▶ ROWS:
** start **

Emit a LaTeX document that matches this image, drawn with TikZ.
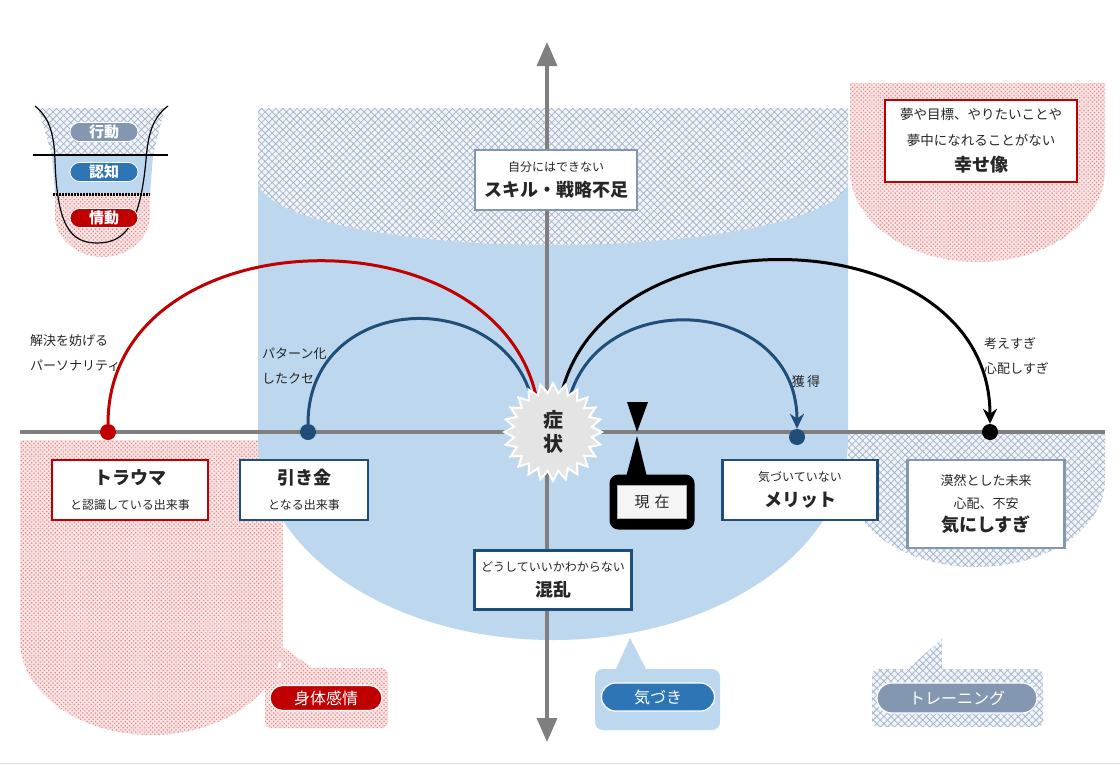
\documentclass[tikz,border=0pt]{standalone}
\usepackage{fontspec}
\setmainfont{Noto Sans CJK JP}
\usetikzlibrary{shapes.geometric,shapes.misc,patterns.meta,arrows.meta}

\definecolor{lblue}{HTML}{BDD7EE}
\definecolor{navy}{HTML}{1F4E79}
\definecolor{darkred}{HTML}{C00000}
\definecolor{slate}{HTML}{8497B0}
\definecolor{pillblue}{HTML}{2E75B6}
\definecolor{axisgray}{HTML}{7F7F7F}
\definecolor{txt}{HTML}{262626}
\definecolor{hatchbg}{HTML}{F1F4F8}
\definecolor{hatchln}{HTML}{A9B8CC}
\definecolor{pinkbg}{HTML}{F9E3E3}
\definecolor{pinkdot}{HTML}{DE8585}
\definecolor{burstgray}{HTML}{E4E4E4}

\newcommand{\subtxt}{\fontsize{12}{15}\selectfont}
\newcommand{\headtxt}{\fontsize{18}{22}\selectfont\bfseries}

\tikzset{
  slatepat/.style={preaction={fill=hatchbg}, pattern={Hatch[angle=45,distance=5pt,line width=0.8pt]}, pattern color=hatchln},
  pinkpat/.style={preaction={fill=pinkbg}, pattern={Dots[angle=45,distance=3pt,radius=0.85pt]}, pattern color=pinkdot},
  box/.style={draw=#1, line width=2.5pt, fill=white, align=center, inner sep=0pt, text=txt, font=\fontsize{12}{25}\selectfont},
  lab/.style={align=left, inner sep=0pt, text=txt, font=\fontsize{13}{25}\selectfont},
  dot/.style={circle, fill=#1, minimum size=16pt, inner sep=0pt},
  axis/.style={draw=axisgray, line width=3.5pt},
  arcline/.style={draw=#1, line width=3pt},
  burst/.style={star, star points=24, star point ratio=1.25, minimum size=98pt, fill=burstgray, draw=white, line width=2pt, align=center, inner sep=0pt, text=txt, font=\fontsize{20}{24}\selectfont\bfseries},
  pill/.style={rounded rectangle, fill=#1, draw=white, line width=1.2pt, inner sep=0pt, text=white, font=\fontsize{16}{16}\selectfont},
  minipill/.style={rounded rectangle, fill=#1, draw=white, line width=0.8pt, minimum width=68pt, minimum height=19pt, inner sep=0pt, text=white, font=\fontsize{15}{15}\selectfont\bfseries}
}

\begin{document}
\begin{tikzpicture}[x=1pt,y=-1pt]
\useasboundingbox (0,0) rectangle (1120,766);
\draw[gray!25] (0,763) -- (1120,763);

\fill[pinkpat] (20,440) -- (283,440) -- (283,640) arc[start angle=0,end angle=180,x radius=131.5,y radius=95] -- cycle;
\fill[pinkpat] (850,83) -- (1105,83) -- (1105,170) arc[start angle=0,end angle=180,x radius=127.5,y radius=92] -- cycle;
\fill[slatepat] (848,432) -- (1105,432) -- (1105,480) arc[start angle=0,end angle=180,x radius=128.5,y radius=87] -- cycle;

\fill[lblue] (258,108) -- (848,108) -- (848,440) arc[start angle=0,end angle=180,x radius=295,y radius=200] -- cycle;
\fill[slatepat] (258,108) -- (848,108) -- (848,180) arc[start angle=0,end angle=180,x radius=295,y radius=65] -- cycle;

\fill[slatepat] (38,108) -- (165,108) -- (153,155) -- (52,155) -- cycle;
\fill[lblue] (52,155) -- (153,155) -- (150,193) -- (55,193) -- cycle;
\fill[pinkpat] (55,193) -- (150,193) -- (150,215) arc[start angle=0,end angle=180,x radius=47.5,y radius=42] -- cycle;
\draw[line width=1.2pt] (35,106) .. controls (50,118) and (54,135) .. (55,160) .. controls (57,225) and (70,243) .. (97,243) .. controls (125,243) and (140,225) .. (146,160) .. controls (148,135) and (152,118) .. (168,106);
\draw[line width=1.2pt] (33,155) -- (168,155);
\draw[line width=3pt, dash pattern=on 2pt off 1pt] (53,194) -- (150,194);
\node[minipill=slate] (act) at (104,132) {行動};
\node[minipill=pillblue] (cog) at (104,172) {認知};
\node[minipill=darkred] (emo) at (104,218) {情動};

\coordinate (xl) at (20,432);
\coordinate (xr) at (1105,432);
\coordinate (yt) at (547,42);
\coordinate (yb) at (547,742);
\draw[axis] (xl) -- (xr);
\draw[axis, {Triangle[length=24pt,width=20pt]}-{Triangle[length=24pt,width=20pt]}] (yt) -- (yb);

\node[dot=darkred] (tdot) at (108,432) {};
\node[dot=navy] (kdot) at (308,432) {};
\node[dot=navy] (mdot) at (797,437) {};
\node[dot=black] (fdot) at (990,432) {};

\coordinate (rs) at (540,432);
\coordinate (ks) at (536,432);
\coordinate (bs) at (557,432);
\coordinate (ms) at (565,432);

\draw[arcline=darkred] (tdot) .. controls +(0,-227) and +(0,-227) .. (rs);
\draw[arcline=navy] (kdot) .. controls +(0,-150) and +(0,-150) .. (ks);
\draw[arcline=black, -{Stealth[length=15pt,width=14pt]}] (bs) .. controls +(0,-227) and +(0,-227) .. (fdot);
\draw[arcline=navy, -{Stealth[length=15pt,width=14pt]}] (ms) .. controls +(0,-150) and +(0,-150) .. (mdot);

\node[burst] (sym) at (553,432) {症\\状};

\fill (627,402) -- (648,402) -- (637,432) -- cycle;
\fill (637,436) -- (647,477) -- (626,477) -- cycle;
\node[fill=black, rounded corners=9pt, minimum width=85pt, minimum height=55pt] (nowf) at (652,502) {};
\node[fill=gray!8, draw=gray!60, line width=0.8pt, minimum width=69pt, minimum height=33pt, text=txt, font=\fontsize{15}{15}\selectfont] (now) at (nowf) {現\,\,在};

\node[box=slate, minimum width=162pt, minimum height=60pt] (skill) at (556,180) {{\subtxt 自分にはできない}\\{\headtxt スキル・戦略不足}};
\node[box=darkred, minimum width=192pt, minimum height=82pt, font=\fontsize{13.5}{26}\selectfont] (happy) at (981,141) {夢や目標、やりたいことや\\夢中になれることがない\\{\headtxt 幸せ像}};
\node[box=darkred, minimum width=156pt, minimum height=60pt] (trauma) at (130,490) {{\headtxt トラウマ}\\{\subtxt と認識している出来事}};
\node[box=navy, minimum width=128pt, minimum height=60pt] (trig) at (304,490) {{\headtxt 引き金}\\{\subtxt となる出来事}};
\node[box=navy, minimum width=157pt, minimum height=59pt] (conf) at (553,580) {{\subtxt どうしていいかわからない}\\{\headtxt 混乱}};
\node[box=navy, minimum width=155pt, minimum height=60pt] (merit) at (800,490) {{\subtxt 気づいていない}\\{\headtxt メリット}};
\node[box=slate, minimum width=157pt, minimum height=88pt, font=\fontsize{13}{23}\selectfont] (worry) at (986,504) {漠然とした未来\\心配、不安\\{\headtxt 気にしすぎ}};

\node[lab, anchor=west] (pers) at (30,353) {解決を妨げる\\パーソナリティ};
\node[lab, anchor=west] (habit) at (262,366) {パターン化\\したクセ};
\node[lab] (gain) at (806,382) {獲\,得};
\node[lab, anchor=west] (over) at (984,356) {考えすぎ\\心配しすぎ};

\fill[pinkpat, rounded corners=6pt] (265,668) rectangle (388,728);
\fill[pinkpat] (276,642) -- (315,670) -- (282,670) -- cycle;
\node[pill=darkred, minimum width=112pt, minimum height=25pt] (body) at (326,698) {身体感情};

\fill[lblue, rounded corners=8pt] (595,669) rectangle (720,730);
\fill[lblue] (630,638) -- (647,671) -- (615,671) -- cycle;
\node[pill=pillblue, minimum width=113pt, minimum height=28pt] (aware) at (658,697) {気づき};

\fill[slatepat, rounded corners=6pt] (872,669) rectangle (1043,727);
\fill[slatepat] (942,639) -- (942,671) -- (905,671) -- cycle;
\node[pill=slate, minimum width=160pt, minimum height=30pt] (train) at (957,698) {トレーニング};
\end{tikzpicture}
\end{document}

** end **
** start **

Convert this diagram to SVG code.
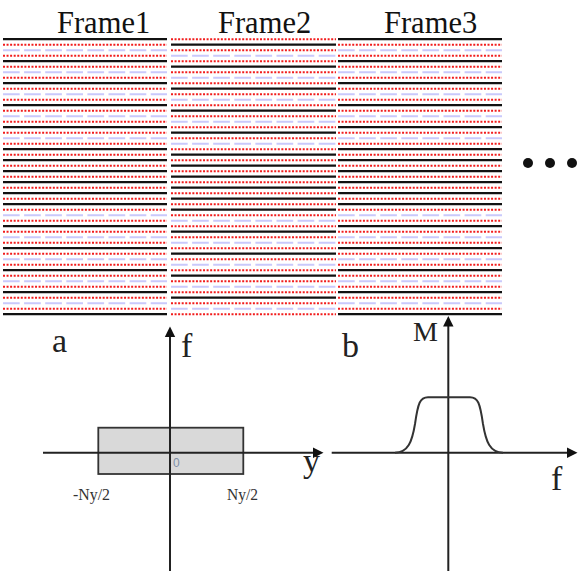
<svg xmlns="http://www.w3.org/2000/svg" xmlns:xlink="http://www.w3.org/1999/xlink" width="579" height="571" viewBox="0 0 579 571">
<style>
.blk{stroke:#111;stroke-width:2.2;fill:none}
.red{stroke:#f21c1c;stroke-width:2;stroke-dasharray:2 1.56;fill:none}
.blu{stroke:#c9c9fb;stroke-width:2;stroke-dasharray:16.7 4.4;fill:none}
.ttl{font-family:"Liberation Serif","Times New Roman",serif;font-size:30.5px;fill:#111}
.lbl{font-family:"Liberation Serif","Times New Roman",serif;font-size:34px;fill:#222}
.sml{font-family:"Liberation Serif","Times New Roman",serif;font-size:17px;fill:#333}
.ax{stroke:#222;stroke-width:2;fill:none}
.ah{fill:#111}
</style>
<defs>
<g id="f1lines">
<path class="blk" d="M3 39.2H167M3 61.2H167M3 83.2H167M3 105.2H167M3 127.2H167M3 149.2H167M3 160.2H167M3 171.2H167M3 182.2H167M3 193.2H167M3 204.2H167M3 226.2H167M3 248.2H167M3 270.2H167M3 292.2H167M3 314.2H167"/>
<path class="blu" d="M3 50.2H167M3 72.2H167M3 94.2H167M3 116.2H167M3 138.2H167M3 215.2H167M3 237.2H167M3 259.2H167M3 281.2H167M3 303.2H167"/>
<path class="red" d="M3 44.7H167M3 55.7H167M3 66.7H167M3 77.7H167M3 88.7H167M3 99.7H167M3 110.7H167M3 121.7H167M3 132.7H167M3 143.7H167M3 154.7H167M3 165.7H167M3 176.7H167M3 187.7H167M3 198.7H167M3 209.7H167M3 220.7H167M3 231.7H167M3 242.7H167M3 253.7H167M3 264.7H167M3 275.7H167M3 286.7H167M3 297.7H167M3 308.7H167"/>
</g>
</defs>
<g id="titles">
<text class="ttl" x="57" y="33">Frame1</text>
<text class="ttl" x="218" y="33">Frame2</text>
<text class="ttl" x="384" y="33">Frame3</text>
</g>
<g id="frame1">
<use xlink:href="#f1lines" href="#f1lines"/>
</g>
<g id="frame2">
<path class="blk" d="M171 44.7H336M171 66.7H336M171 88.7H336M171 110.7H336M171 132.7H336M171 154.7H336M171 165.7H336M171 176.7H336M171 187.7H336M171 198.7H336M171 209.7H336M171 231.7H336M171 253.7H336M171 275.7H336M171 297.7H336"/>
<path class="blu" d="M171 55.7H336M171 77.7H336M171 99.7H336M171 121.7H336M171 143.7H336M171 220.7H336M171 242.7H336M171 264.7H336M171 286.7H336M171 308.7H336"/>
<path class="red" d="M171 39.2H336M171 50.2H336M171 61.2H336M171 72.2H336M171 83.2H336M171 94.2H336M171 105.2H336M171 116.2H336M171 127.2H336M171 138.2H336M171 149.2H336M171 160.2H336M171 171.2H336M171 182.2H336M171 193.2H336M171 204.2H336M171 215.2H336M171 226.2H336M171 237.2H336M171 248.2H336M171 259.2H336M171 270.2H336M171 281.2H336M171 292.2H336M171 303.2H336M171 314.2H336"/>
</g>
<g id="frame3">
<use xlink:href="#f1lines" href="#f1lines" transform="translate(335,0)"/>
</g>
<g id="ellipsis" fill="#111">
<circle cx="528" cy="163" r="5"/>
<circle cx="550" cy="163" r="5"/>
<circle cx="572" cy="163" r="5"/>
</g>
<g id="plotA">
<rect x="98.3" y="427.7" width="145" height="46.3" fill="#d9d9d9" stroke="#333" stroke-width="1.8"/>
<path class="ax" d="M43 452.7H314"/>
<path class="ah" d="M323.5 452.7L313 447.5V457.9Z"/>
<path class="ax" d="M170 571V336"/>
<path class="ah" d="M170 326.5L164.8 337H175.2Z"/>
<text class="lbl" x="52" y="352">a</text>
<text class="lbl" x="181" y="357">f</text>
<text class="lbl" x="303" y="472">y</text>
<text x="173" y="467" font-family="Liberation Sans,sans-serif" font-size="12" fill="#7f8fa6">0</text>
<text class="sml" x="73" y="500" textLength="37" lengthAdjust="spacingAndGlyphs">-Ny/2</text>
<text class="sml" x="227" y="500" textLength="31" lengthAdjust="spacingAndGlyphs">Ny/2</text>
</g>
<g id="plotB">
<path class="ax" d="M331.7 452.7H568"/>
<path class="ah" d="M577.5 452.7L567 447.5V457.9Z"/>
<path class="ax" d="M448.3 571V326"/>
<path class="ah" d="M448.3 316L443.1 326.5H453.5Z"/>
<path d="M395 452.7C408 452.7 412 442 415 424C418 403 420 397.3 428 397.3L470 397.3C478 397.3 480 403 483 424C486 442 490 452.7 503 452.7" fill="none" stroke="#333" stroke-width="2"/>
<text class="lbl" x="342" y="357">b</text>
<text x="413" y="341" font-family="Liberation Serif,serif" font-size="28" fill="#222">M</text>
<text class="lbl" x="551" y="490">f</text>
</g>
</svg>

** end **

▶ GIVEN EXERCISE: Take the stretch from the line containing "Emit a LaTeX" through the line containing "(0,763) -- (1120,763);" and reproduce it exactly, both ends included. Omit the pictures.

▶ THE COMPLETED TASK:
Emit a LaTeX document that matches this image, drawn with TikZ.
\documentclass[tikz,border=0pt]{standalone}
\usepackage{fontspec}
\setmainfont{Noto Sans CJK JP}
\usetikzlibrary{shapes.geometric,shapes.misc,patterns.meta,arrows.meta}

\definecolor{lblue}{HTML}{BDD7EE}
\definecolor{navy}{HTML}{1F4E79}
\definecolor{darkred}{HTML}{C00000}
\definecolor{slate}{HTML}{8497B0}
\definecolor{pillblue}{HTML}{2E75B6}
\definecolor{axisgray}{HTML}{7F7F7F}
\definecolor{txt}{HTML}{262626}
\definecolor{hatchbg}{HTML}{F1F4F8}
\definecolor{hatchln}{HTML}{A9B8CC}
\definecolor{pinkbg}{HTML}{F9E3E3}
\definecolor{pinkdot}{HTML}{DE8585}
\definecolor{burstgray}{HTML}{E4E4E4}

\newcommand{\subtxt}{\fontsize{12}{15}\selectfont}
\newcommand{\headtxt}{\fontsize{18}{22}\selectfont\bfseries}

\tikzset{
  slatepat/.style={preaction={fill=hatchbg}, pattern={Hatch[angle=45,distance=5pt,line width=0.8pt]}, pattern color=hatchln},
  pinkpat/.style={preaction={fill=pinkbg}, pattern={Dots[angle=45,distance=3pt,radius=0.85pt]}, pattern color=pinkdot},
  box/.style={draw=#1, line width=2.5pt, fill=white, align=center, inner sep=0pt, text=txt, font=\fontsize{12}{25}\selectfont},
  lab/.style={align=left, inner sep=0pt, text=txt, font=\fontsize{13}{25}\selectfont},
  dot/.style={circle, fill=#1, minimum size=16pt, inner sep=0pt},
  axis/.style={draw=axisgray, line width=3.5pt},
  arcline/.style={draw=#1, line width=3pt},
  burst/.style={star, star points=24, star point ratio=1.25, minimum size=98pt, fill=burstgray, draw=white, line width=2pt, align=center, inner sep=0pt, text=txt, font=\fontsize{20}{24}\selectfont\bfseries},
  pill/.style={rounded rectangle, fill=#1, draw=white, line width=1.2pt, inner sep=0pt, text=white, font=\fontsize{16}{16}\selectfont},
  minipill/.style={rounded rectangle, fill=#1, draw=white, line width=0.8pt, minimum width=68pt, minimum height=19pt, inner sep=0pt, text=white, font=\fontsize{15}{15}\selectfont\bfseries}
}

\begin{document}
\begin{tikzpicture}[x=1pt,y=-1pt]
\useasboundingbox (0,0) rectangle (1120,766);
\draw[gray!25] (0,763) -- (1120,763);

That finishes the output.